Growth accounting decomposes the growth rate of economy's total output into that which is due to increases in the amount of factors used—usually the increase in the amount of capital and labor—and that which cannot be accounted for by observable changes in factor utilization. The unexplained part of growth in GDP is then taken to represent increases in productivity (getting more output with the same amounts of inputs) or a measure of broadly defined technological progress.
The technique has been applied to virtually every economy in the world and a common finding is that observed levels of economic growth cannot be explained simply by changes in the stock of capital in the economy or population and labor force growth rates. Hence, technological progress plays a key role in the economic growth of nations, or the lack of it.

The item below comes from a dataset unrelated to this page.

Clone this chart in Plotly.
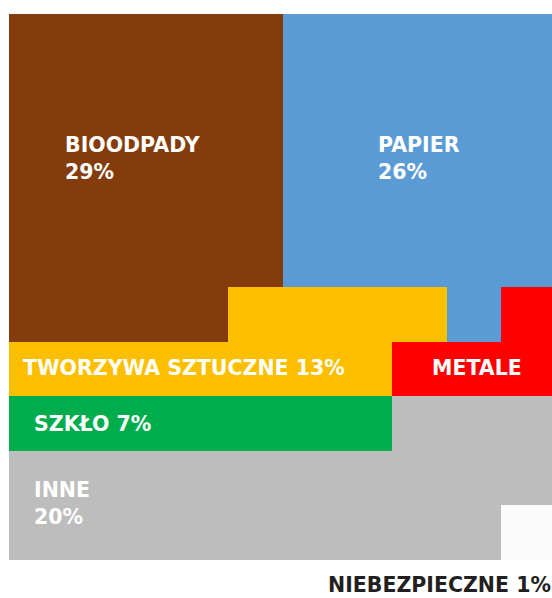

As an abstract example consider an economy whose total output (GDP) grows at 3% per year. Over the same period its capital stock grows at 6% per year and its labor force by 1%. The contribution of the growth rate of capital to output is equal to that growth rate weighted by the share of capital in total output and the contribution of labor is given by the growth rate of labor weighted by labor's share in income. If capital's share in output is 1⁄3, then labor's share is 2⁄3 (assuming these are the only two factors of production). This means that the portion of growth in output which is due to changes in factors is .06×( 1⁄3)+.01×( 2⁄3)=.027 or 2.7%. This means that there is still 0.3% of the growth in output that cannot be accounted for. This remainder is the increase in the productivity of factors that happened over the period, or the measure of technological progress during this time.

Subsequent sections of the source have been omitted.